→ Exercise directions:
Start with the line that contains "Reproduce this chart with Plotly.js." and end with the line that contains "const highCensorSurv = [0.037];"; retype those lines and the ones between them exactly, without any pictures.

→ Extracted material:
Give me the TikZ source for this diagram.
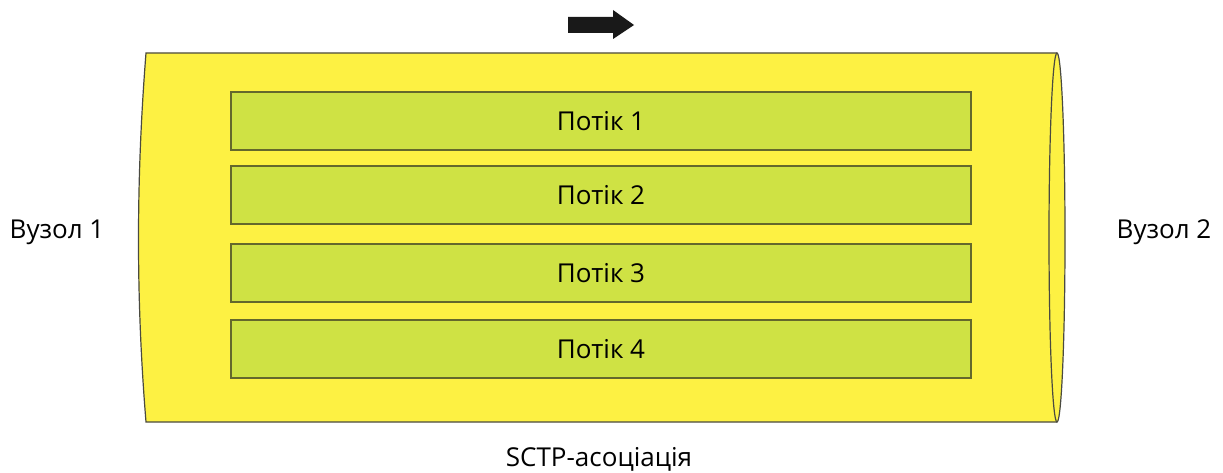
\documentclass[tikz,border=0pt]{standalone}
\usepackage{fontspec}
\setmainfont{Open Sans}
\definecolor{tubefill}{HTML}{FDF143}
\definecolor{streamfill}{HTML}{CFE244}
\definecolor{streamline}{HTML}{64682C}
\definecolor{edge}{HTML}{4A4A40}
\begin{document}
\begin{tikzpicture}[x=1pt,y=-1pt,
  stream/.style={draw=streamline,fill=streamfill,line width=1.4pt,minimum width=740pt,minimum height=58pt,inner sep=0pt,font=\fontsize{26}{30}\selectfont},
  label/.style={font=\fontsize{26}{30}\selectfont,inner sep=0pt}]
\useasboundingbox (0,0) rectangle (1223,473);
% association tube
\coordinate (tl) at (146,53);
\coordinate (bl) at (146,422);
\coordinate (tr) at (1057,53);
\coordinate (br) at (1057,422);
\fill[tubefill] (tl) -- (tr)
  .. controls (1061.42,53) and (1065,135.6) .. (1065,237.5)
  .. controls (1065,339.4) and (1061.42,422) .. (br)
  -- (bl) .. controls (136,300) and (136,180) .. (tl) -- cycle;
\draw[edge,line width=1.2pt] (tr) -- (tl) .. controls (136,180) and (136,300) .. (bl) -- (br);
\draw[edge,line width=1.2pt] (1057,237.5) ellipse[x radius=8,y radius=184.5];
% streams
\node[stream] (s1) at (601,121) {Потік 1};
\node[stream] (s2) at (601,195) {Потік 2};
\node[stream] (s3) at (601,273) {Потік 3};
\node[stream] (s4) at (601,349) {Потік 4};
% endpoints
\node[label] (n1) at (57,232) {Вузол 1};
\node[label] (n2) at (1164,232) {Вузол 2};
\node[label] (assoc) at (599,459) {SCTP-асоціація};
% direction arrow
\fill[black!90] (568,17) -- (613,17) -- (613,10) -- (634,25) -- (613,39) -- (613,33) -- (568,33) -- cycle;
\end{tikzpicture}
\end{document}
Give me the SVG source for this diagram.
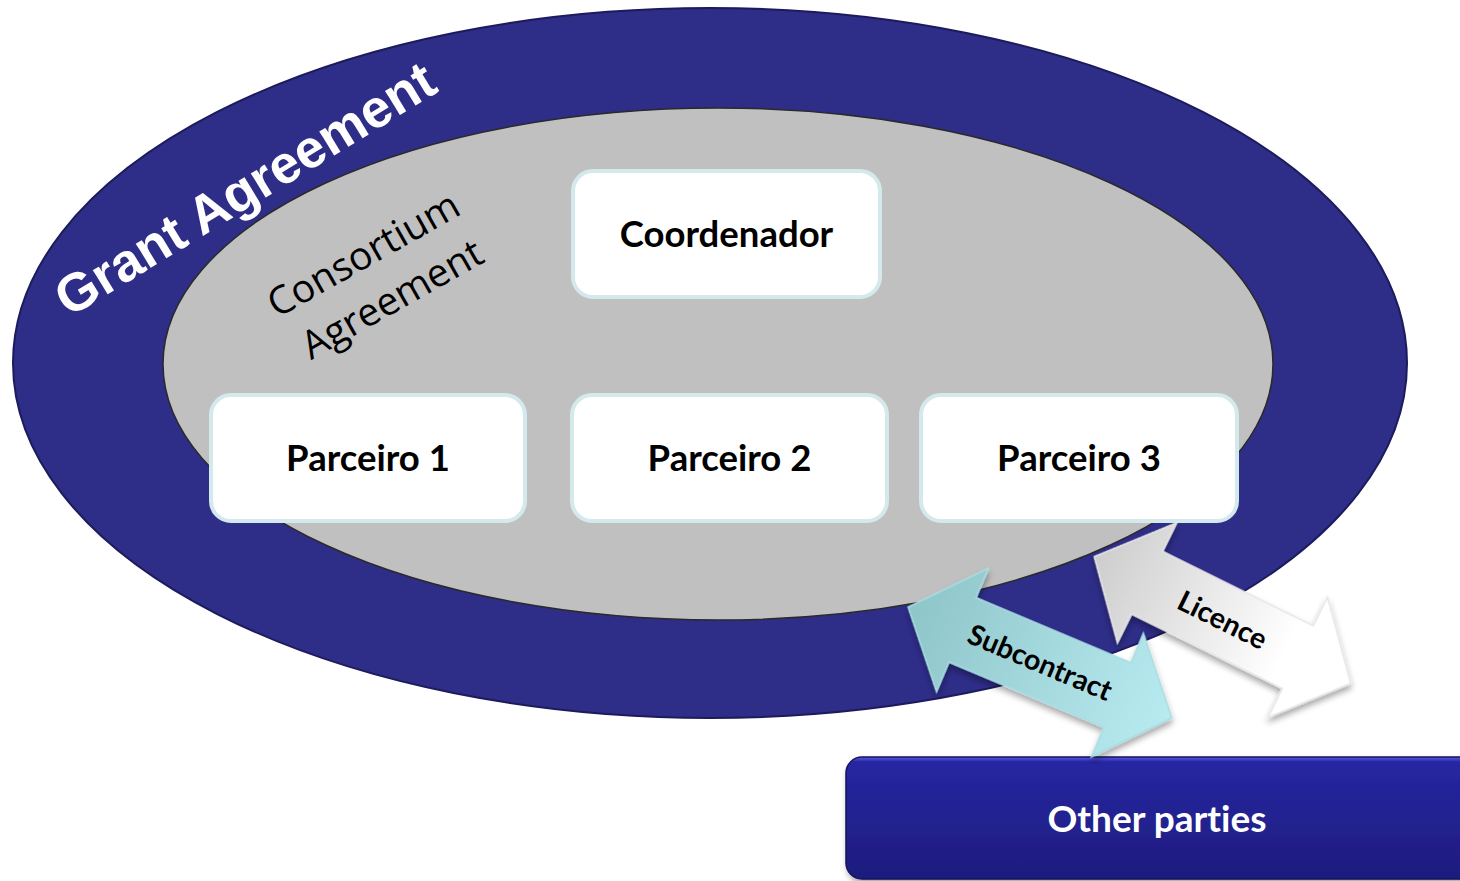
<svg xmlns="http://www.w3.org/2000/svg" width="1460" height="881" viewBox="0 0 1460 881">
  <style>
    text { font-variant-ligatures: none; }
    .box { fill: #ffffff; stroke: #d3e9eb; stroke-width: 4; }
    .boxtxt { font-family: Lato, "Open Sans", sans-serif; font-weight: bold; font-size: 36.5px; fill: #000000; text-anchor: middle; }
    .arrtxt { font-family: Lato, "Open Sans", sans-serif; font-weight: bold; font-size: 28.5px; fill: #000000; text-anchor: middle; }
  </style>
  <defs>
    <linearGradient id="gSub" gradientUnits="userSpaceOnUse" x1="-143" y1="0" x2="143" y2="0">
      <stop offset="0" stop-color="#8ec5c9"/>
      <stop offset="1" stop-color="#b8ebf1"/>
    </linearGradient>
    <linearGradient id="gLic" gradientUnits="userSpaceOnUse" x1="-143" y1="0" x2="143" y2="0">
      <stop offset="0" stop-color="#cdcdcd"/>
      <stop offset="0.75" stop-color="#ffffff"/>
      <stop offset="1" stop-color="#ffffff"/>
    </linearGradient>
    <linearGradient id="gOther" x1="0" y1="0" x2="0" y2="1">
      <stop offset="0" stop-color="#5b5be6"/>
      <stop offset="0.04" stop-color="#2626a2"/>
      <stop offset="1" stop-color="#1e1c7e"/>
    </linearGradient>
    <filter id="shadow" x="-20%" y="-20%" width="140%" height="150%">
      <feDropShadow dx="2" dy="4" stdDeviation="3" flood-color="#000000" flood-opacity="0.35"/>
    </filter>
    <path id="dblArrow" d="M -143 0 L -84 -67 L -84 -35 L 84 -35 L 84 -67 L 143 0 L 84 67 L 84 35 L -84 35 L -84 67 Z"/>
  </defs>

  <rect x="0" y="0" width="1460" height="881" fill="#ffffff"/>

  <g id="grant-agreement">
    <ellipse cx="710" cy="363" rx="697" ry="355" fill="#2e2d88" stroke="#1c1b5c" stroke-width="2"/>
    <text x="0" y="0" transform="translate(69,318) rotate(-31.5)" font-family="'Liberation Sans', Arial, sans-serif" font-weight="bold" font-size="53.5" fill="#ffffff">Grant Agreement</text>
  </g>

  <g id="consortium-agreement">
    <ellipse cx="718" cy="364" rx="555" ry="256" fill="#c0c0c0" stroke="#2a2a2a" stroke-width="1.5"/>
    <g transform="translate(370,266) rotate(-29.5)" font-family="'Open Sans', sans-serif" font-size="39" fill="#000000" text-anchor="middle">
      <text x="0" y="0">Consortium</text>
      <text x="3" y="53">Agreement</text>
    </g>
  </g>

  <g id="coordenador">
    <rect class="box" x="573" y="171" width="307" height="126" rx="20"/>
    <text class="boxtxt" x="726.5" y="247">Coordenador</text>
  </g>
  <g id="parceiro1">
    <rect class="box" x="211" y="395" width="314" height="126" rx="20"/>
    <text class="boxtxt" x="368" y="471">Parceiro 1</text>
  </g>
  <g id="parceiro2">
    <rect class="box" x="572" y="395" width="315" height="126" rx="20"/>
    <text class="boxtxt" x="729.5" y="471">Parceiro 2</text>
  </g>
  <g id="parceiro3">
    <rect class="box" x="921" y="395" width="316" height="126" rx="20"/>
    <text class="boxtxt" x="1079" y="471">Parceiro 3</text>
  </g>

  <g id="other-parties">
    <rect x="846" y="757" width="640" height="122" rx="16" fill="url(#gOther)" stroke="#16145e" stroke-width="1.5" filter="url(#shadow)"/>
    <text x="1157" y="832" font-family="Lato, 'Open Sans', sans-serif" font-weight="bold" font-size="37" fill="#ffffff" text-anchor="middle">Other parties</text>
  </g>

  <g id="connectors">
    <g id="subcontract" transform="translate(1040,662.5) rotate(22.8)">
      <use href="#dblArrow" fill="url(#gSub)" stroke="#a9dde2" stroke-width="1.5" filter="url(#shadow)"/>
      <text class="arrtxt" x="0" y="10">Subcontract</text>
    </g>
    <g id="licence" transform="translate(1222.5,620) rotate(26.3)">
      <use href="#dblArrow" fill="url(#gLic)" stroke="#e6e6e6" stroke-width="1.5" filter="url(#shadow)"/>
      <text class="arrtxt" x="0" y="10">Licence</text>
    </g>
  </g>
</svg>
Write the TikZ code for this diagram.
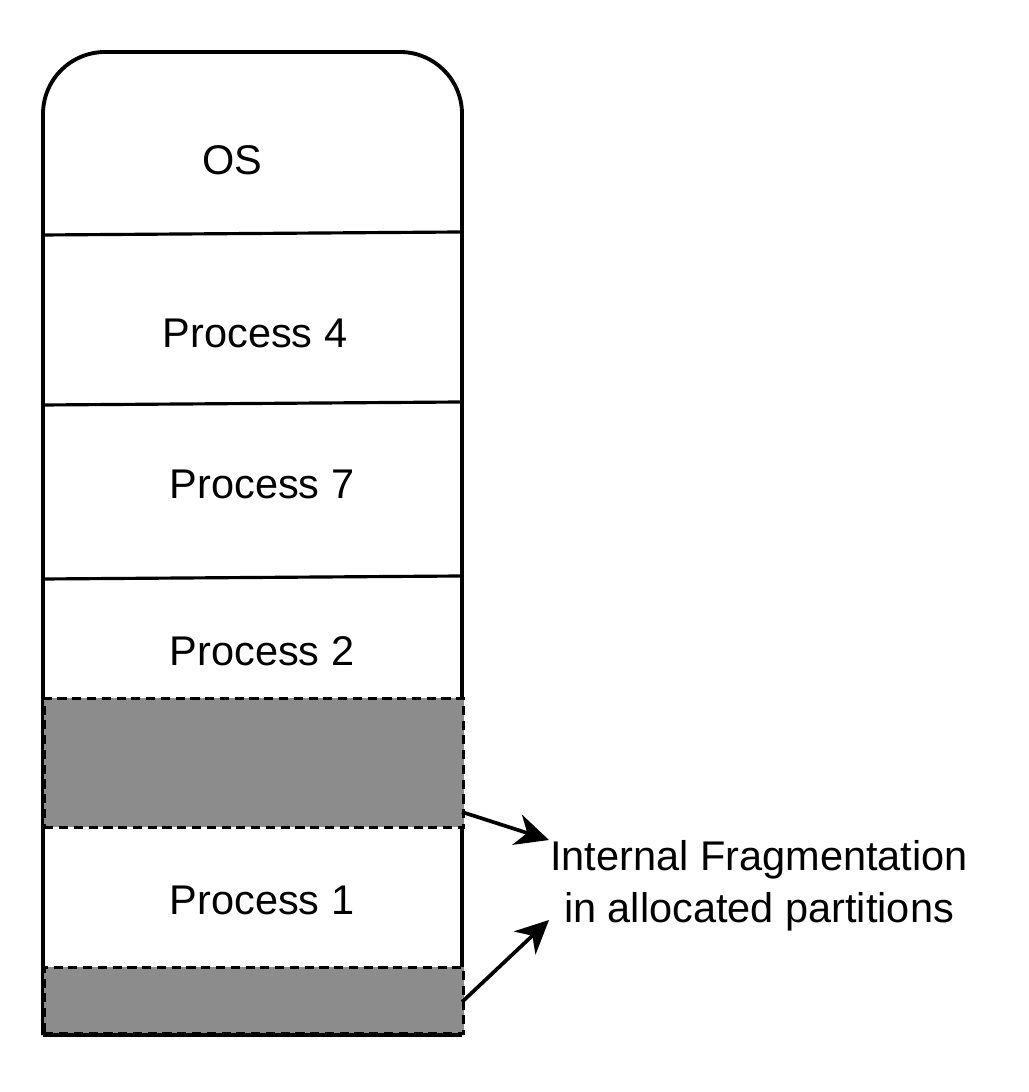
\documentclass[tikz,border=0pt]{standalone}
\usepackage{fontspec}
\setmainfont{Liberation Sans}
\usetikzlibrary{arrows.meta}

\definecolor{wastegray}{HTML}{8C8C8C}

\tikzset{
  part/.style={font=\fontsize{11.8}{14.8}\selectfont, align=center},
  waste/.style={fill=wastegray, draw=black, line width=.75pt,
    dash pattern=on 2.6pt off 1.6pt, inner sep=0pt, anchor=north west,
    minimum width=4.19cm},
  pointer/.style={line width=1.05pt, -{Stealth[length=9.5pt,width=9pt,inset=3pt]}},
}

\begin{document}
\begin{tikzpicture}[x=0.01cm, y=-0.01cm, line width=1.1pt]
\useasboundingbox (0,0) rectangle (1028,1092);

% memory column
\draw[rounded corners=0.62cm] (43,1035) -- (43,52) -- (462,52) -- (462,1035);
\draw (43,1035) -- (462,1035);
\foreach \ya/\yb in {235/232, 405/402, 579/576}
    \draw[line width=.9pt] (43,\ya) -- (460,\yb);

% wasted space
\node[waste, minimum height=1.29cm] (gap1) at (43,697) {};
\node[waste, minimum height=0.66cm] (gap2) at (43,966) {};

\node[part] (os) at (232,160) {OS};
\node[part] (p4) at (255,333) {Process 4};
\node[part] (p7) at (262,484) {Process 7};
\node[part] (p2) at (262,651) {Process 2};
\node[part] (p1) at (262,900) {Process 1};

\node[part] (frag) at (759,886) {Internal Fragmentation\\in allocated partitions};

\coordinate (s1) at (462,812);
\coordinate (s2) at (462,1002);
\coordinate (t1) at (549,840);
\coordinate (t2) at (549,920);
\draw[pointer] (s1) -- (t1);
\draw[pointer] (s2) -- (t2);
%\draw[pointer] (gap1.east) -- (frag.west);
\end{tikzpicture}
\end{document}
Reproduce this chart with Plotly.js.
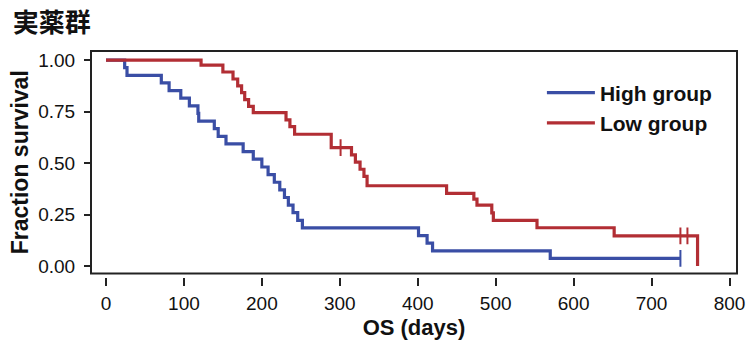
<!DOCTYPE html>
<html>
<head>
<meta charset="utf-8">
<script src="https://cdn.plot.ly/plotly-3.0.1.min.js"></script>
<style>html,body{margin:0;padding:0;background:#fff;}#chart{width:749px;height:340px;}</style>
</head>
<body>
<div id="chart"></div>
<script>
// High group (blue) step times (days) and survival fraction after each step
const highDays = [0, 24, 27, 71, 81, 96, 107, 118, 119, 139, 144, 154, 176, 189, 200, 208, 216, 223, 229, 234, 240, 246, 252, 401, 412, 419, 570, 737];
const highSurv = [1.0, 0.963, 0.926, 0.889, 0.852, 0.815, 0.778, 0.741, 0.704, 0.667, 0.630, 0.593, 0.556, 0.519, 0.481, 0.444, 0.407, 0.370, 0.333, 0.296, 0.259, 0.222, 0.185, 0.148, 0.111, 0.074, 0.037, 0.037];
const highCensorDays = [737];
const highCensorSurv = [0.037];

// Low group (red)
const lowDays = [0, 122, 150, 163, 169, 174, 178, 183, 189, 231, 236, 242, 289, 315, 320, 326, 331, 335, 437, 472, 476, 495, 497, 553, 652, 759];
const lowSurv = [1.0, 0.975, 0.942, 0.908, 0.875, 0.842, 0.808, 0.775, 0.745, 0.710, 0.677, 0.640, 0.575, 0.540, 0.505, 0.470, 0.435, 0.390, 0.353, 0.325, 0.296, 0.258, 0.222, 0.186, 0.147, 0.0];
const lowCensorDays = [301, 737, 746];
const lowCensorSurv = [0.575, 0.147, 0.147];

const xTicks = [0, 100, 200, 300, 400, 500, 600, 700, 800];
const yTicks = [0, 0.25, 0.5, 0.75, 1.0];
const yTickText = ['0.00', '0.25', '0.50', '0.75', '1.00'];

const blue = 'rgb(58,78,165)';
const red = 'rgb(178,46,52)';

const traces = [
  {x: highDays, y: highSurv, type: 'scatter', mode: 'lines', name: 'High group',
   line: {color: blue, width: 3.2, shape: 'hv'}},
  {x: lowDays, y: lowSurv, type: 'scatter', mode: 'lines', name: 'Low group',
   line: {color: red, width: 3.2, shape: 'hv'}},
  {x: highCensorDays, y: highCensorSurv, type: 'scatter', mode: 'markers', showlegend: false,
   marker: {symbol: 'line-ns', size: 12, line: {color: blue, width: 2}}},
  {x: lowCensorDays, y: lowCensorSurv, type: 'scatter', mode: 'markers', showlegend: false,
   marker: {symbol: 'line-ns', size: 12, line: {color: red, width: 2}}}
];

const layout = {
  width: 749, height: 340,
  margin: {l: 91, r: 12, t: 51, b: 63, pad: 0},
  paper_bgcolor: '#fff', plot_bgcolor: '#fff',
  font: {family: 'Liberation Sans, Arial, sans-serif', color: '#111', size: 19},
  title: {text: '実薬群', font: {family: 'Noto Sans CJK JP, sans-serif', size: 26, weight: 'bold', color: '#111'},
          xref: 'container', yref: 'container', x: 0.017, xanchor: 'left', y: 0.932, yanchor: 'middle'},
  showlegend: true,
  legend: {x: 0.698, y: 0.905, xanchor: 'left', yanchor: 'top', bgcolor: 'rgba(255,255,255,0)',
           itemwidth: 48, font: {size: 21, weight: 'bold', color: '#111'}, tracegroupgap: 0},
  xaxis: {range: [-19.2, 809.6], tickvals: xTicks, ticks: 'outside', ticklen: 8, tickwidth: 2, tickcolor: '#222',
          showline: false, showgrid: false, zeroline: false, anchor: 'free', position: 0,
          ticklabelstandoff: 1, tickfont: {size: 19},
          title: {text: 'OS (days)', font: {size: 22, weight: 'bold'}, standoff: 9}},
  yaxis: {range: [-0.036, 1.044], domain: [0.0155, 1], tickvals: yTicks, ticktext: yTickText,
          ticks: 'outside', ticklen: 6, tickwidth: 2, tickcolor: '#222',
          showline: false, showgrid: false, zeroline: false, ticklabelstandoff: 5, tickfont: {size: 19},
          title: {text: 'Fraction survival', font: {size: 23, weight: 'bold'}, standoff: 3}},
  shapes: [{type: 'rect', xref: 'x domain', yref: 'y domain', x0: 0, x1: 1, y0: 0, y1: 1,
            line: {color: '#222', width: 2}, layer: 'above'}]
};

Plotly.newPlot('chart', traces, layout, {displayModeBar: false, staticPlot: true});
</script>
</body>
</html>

→ Expected output:
Reproduce this chart with Plotly.js.
<!DOCTYPE html>
<html>
<head>
<meta charset="utf-8">
<script src="https://cdn.plot.ly/plotly-3.0.1.min.js"></script>
<style>html,body{margin:0;padding:0;background:#fff;}#chart{width:749px;height:340px;}</style>
</head>
<body>
<div id="chart"></div>
<script>
// High group (blue) step times (days) and survival fraction after each step
const highDays = [0, 24, 27, 71, 81, 96, 107, 118, 119, 139, 144, 154, 176, 189, 200, 208, 216, 223, 229, 234, 240, 246, 252, 401, 412, 419, 570, 737];
const highSurv = [1.0, 0.963, 0.926, 0.889, 0.852, 0.815, 0.778, 0.741, 0.704, 0.667, 0.630, 0.593, 0.556, 0.519, 0.481, 0.444, 0.407, 0.370, 0.333, 0.296, 0.259, 0.222, 0.185, 0.148, 0.111, 0.074, 0.037, 0.037];
const highCensorDays = [737];
const highCensorSurv = [0.037];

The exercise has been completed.